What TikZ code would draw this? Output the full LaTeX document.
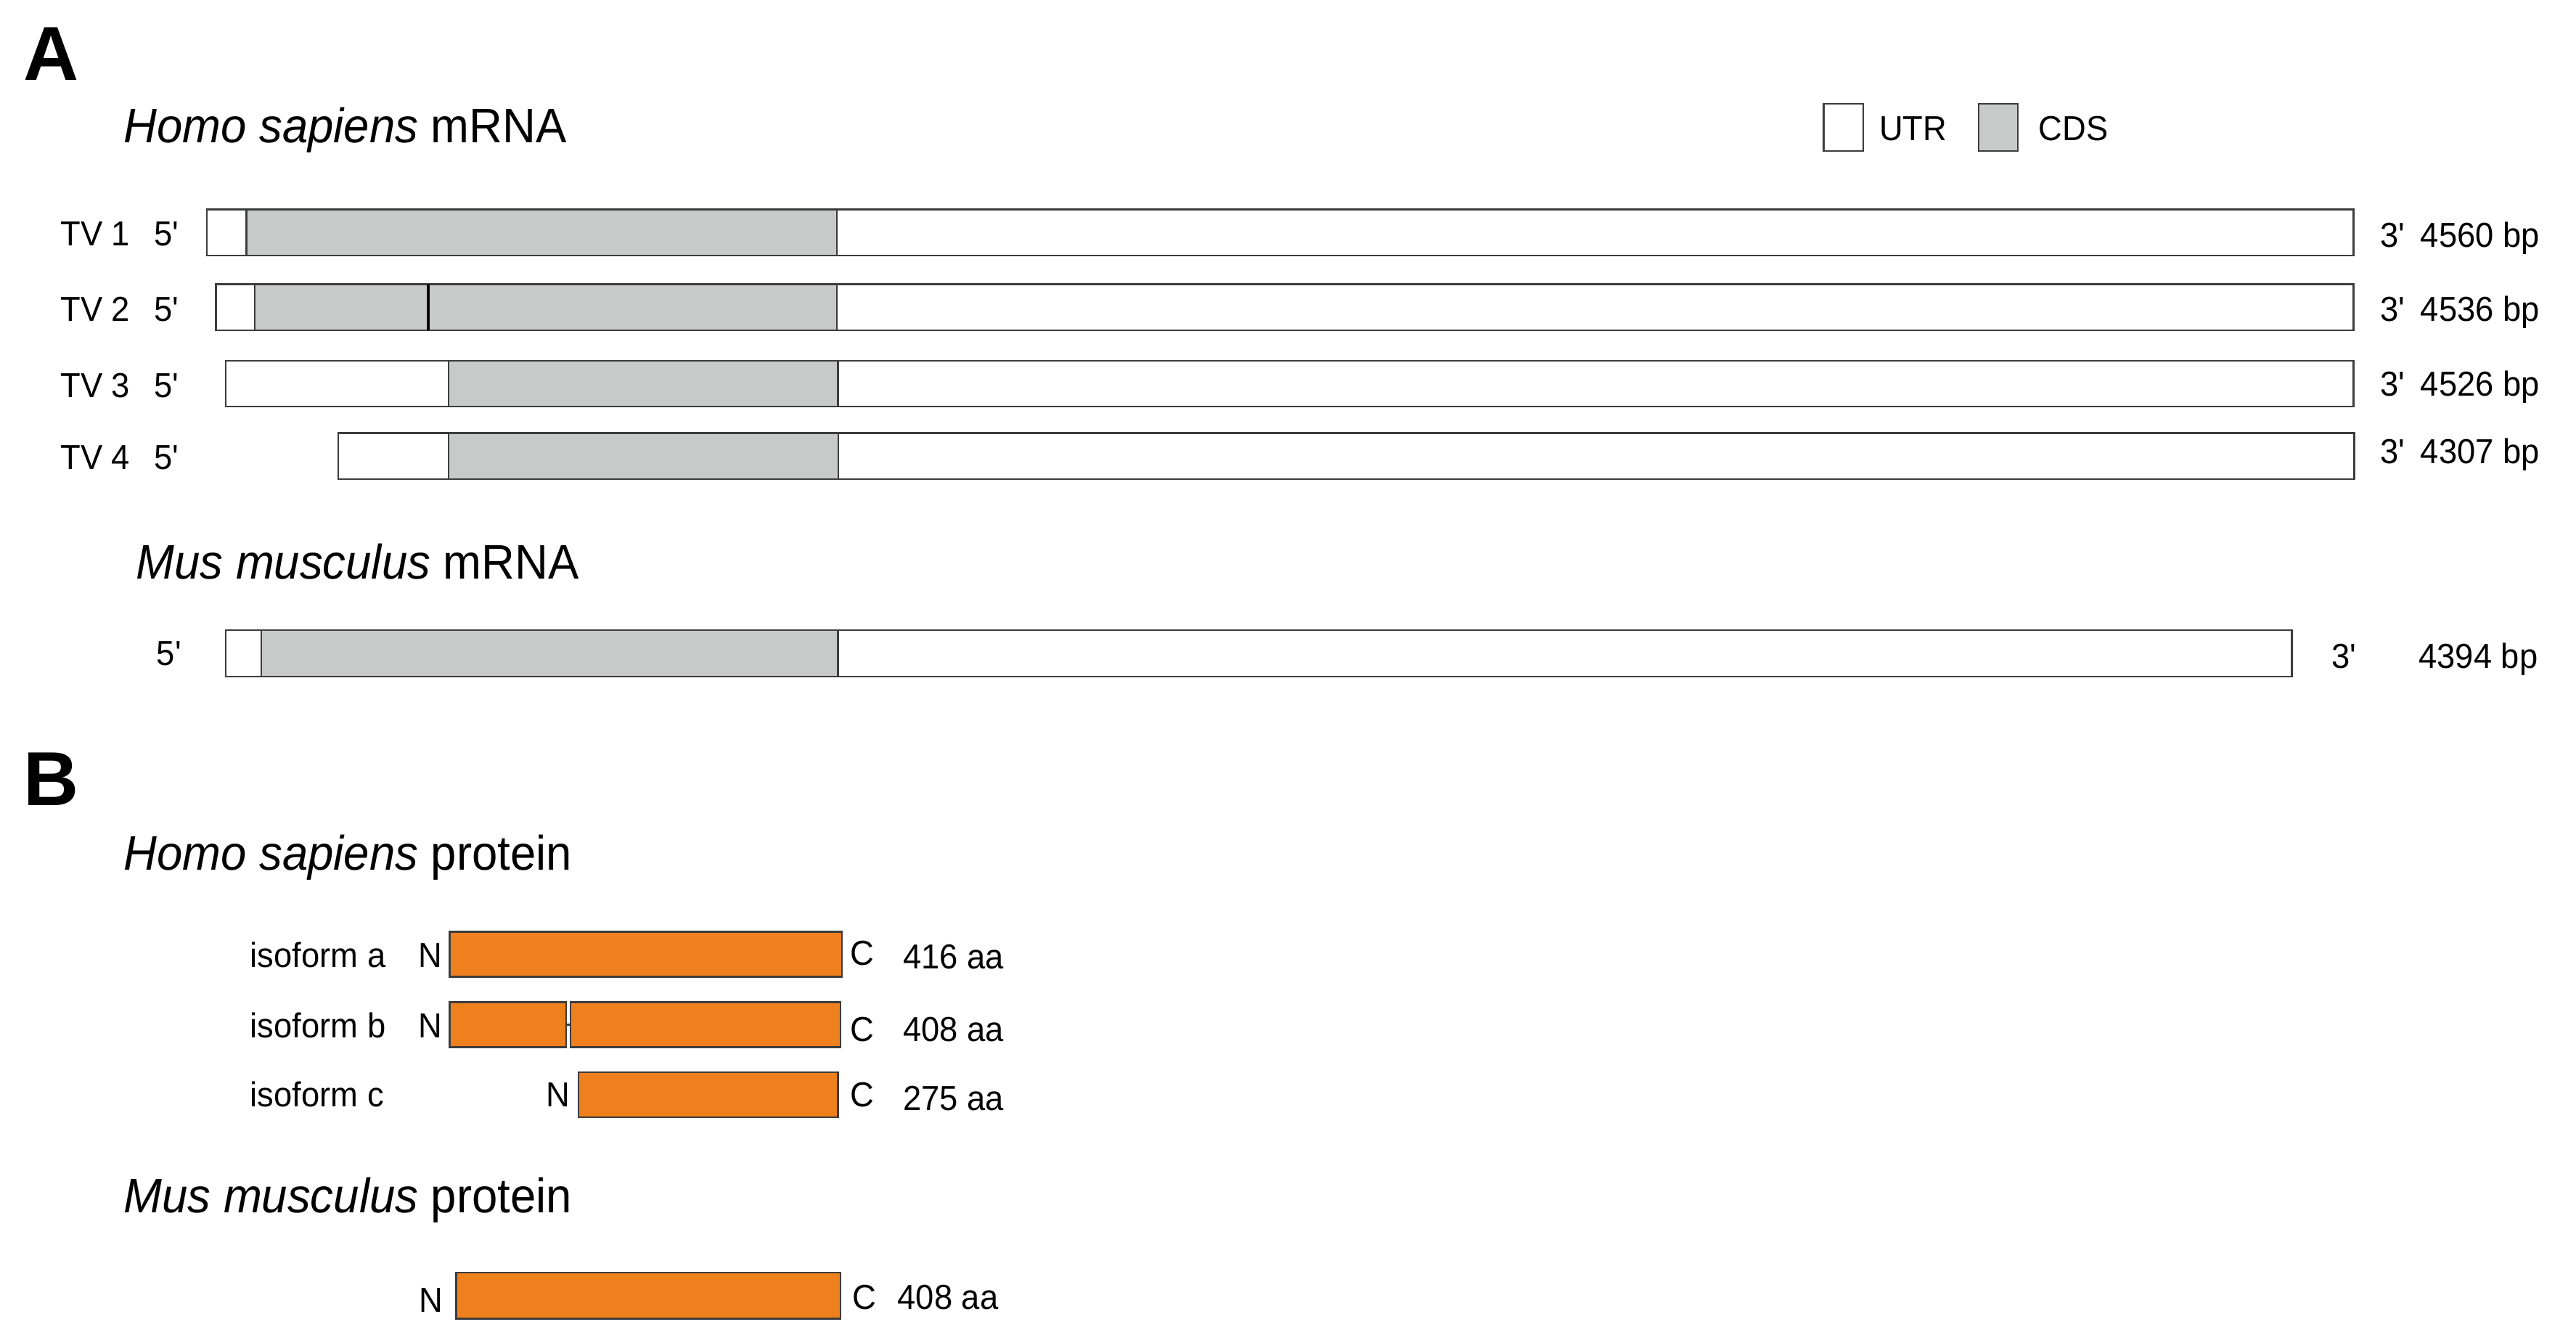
\documentclass[tikz,border=0pt]{standalone}
\usepackage{fontspec}
\setmainfont{Liberation Sans}[FakeStretch=0.95]
\newfontfamily\panelfont{Liberation Sans}
\newcommand{\pr}{\textquotesingle}
\definecolor{cdsgray}{HTML}{C8C9C9}
\definecolor{protorange}{HTML}{EE801E}
\definecolor{edgegray}{HTML}{3C3C3C}
\tikzset{
    utr/.style={draw=edgegray,fill=white,line width=0.6pt},
    cds/.style={draw=edgegray,fill=cdsgray,line width=0.6pt},
    prot/.style={draw=edgegray,fill=protorange,line width=0.6pt},
    lab/.style={inner sep=0pt,anchor=base west,font=\fontsize{12}{14}\selectfont},
    ttl/.style={inner sep=0pt,anchor=base west,font=\fontsize{16.8}{19}\selectfont},
    panel/.style={inner sep=0pt,anchor=base west,font=\panelfont\fontsize{26.5}{30}\selectfont\bfseries}
}
\begin{document}
\begin{tikzpicture}[x=0.2mm,y=-0.2mm]
        \useasboundingbox (0,0) rectangle (1568,817);

        \node[panel] (pa) at (14,49){A};
        \node[ttl] (hsrna) at (75,87){\textit{Homo sapiens} mRNA};

        \draw[utr] (1110,63.2) rectangle (1134.2,91.8);
        \node[lab] (utrkey) at (1143.5,85.7){UTR};
        \draw[cds] (1204.5,63.2) rectangle (1228.1,91.8);
        \node[lab] (cdskey) at (1240.6,85.7){CDS};

        \draw[utr] (126,127.5) rectangle (1432.5,155.5);
        \draw[cds] (150,127.5) rectangle (509.5,155.5);
        \node[lab] (tv1) at (36.5,149.7){TV 1};
        \node[lab] (tv1five) at (93.5,149.7){5\pr};
        \node[lab] (tv1three) at (1448.5,150.4){3\pr};
        \node[lab] (tv1len) at (1473,150.4){4560 bp};

        \draw[utr] (131.5,173) rectangle (1432.5,201);
        \draw[cds] (155,173) rectangle (509.5,201);
        \draw[black,line width=1pt] (260.5,173) -- (260.5,201);
        \node[lab] (tv2) at (36.5,195.3){TV 2};
        \node[lab] (tv2five) at (93.5,195.3){5\pr};
        \node[lab] (tv2three) at (1448.5,195.4){3\pr};
        \node[lab] (tv2len) at (1473,195.4){4536 bp};

        \draw[utr] (137.5,219.5) rectangle (1432.5,247.5);
        \draw[cds] (273,219.5) rectangle (510,247.5);
        \node[lab] (tv3) at (36.5,241.7){TV 3};
        \node[lab] (tv3five) at (93.5,241.7){5\pr};
        \node[lab] (tv3three) at (1448.5,241.2){3\pr};
        \node[lab] (tv3len) at (1473,241.2){4526 bp};

        \draw[utr] (206,263.5) rectangle (1433,291.5);
        \draw[cds] (273,263.5) rectangle (510.3,291.5);
        \node[lab] (tv4) at (36.5,285.6){TV 4};
        \node[lab] (tv4five) at (93.5,285.6){5\pr};
        \node[lab] (tv4three) at (1448.5,282.1){3\pr};
        \node[lab] (tv4len) at (1473,282.1){4307 bp};

        \node[ttl] (mmrna) at (82.5,352.5){\textit{Mus musculus} mRNA};

        \draw[utr] (137.5,383.6) rectangle (1395,411.9);
        \draw[cds] (159,383.6) rectangle (510,411.9);
        \node[lab] (mmfive) at (95,405){5\pr};
        \node[lab] (mmthree) at (1419,406.5){3\pr};
        \node[lab] (mmlen) at (1472,406.5){4394 bp};

        \node[panel] (pb) at (14,490){B};
        \node[ttl] (hsprot) at (75,529.4){\textit{Homo sapiens} protein};

        \draw[prot] (273.7,567) rectangle (512.6,594.4);
        \node[lab] (isoa) at (152,588.6){isoform a};
        \node[lab] (isoan) at (254.3,588.6){N};
        \node[lab] (isoac) at (517.3,587.6){C};
        \node[lab] (isoalen) at (549.3,589.6){416 aa};

        \draw[prot] (273.7,610) rectangle (344.7,637.4);
        \draw[prot] (347.3,610) rectangle (511.6,637.4);
        \coordinate (isobcut) at (344.7,623.7);
        \coordinate (isobjoin) at (347.3,623.7);
        \draw[edgegray,line width=0.6pt] (isobcut) -- (isobjoin);
        \node[lab] (isob) at (152,631.6){isoform b};
        \node[lab] (isobn) at (254.3,631.6){N};
        \node[lab] (isobc) at (517.3,633.6){C};
        \node[lab] (isoblen) at (549.3,633.6){408 aa};

        \draw[prot] (352.1,652.5) rectangle (510,679.9);
        \node[lab] (isoc) at (152,673.6){isoform c};
        \node[lab] (isocn) at (332,673.6){N};
        \node[lab] (isocc) at (517.3,673.6){C};
        \node[lab] (isoclen) at (549.3,675.6){275 aa};

        \node[ttl] (mmprot) at (75,738){\textit{Mus musculus} protein};

        \draw[prot] (277.6,774.5) rectangle (511.6,802.5);
        \node[lab] (mmn) at (255,798.6){N};
        \node[lab] (mmc) at (518.5,796.6){C};
        \node[lab] (mmplen) at (546,796.6){408 aa};
    \end{tikzpicture}
\end{document}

+===+

Problem to solve
Set every line down exactly as written, leaving each picture out.

Written answer
What TikZ code would draw this? Output the full LaTeX document.
\documentclass[tikz,border=0pt]{standalone}
\usepackage{fontspec}
\setmainfont{Liberation Sans}[FakeStretch=0.95]
\newfontfamily\panelfont{Liberation Sans}
\newcommand{\pr}{\textquotesingle}
\definecolor{cdsgray}{HTML}{C8C9C9}
\definecolor{protorange}{HTML}{EE801E}
\definecolor{edgegray}{HTML}{3C3C3C}
\tikzset{
    utr/.style={draw=edgegray,fill=white,line width=0.6pt},
    cds/.style={draw=edgegray,fill=cdsgray,line width=0.6pt},
    prot/.style={draw=edgegray,fill=protorange,line width=0.6pt},
    lab/.style={inner sep=0pt,anchor=base west,font=\fontsize{12}{14}\selectfont},
    ttl/.style={inner sep=0pt,anchor=base west,font=\fontsize{16.8}{19}\selectfont},
    panel/.style={inner sep=0pt,anchor=base west,font=\panelfont\fontsize{26.5}{30}\selectfont\bfseries}
}
\begin{document}
\begin{tikzpicture}[x=0.2mm,y=-0.2mm]
        \useasboundingbox (0,0) rectangle (1568,817);

        \node[panel] (pa) at (14,49){A};
        \node[ttl] (hsrna) at (75,87){\textit{Homo sapiens} mRNA};

        \draw[utr] (1110,63.2) rectangle (1134.2,91.8);
        \node[lab] (utrkey) at (1143.5,85.7){UTR};
        \draw[cds] (1204.5,63.2) rectangle (1228.1,91.8);
        \node[lab] (cdskey) at (1240.6,85.7){CDS};

        \draw[utr] (126,127.5) rectangle (1432.5,155.5);
        \draw[cds] (150,127.5) rectangle (509.5,155.5);
        \node[lab] (tv1) at (36.5,149.7){TV 1};
        \node[lab] (tv1five) at (93.5,149.7){5\pr};
        \node[lab] (tv1three) at (1448.5,150.4){3\pr};
        \node[lab] (tv1len) at (1473,150.4){4560 bp};

        \draw[utr] (131.5,173) rectangle (1432.5,201);
        \draw[cds] (155,173) rectangle (509.5,201);
        \draw[black,line width=1pt] (260.5,173) -- (260.5,201);
        \node[lab] (tv2) at (36.5,195.3){TV 2};
        \node[lab] (tv2five) at (93.5,195.3){5\pr};
        \node[lab] (tv2three) at (1448.5,195.4){3\pr};
        \node[lab] (tv2len) at (1473,195.4){4536 bp};

        \draw[utr] (137.5,219.5) rectangle (1432.5,247.5);
        \draw[cds] (273,219.5) rectangle (510,247.5);
        \node[lab] (tv3) at (36.5,241.7){TV 3};
        \node[lab] (tv3five) at (93.5,241.7){5\pr};
        \node[lab] (tv3three) at (1448.5,241.2){3\pr};
        \node[lab] (tv3len) at (1473,241.2){4526 bp};

        \draw[utr] (206,263.5) rectangle (1433,291.5);
        \draw[cds] (273,263.5) rectangle (510.3,291.5);
        \node[lab] (tv4) at (36.5,285.6){TV 4};
        \node[lab] (tv4five) at (93.5,285.6){5\pr};
        \node[lab] (tv4three) at (1448.5,282.1){3\pr};
        \node[lab] (tv4len) at (1473,282.1){4307 bp};

        \node[ttl] (mmrna) at (82.5,352.5){\textit{Mus musculus} mRNA};

        \draw[utr] (137.5,383.6) rectangle (1395,411.9);
        \draw[cds] (159,383.6) rectangle (510,411.9);
        \node[lab] (mmfive) at (95,405){5\pr};
        \node[lab] (mmthree) at (1419,406.5){3\pr};
        \node[lab] (mmlen) at (1472,406.5){4394 bp};

        \node[panel] (pb) at (14,490){B};
        \node[ttl] (hsprot) at (75,529.4){\textit{Homo sapiens} protein};

        \draw[prot] (273.7,567) rectangle (512.6,594.4);
        \node[lab] (isoa) at (152,588.6){isoform a};
        \node[lab] (isoan) at (254.3,588.6){N};
        \node[lab] (isoac) at (517.3,587.6){C};
        \node[lab] (isoalen) at (549.3,589.6){416 aa};

        \draw[prot] (273.7,610) rectangle (344.7,637.4);
        \draw[prot] (347.3,610) rectangle (511.6,637.4);
        \coordinate (isobcut) at (344.7,623.7);
        \coordinate (isobjoin) at (347.3,623.7);
        \draw[edgegray,line width=0.6pt] (isobcut) -- (isobjoin);
        \node[lab] (isob) at (152,631.6){isoform b};
        \node[lab] (isobn) at (254.3,631.6){N};
        \node[lab] (isobc) at (517.3,633.6){C};
        \node[lab] (isoblen) at (549.3,633.6){408 aa};

        \draw[prot] (352.1,652.5) rectangle (510,679.9);
        \node[lab] (isoc) at (152,673.6){isoform c};
        \node[lab] (isocn) at (332,673.6){N};
        \node[lab] (isocc) at (517.3,673.6){C};
        \node[lab] (isoclen) at (549.3,675.6){275 aa};

        \node[ttl] (mmprot) at (75,738){\textit{Mus musculus} protein};

        \draw[prot] (277.6,774.5) rectangle (511.6,802.5);
        \node[lab] (mmn) at (255,798.6){N};
        \node[lab] (mmc) at (518.5,796.6){C};
        \node[lab] (mmplen) at (546,796.6){408 aa};
    \end{tikzpicture}
\end{document}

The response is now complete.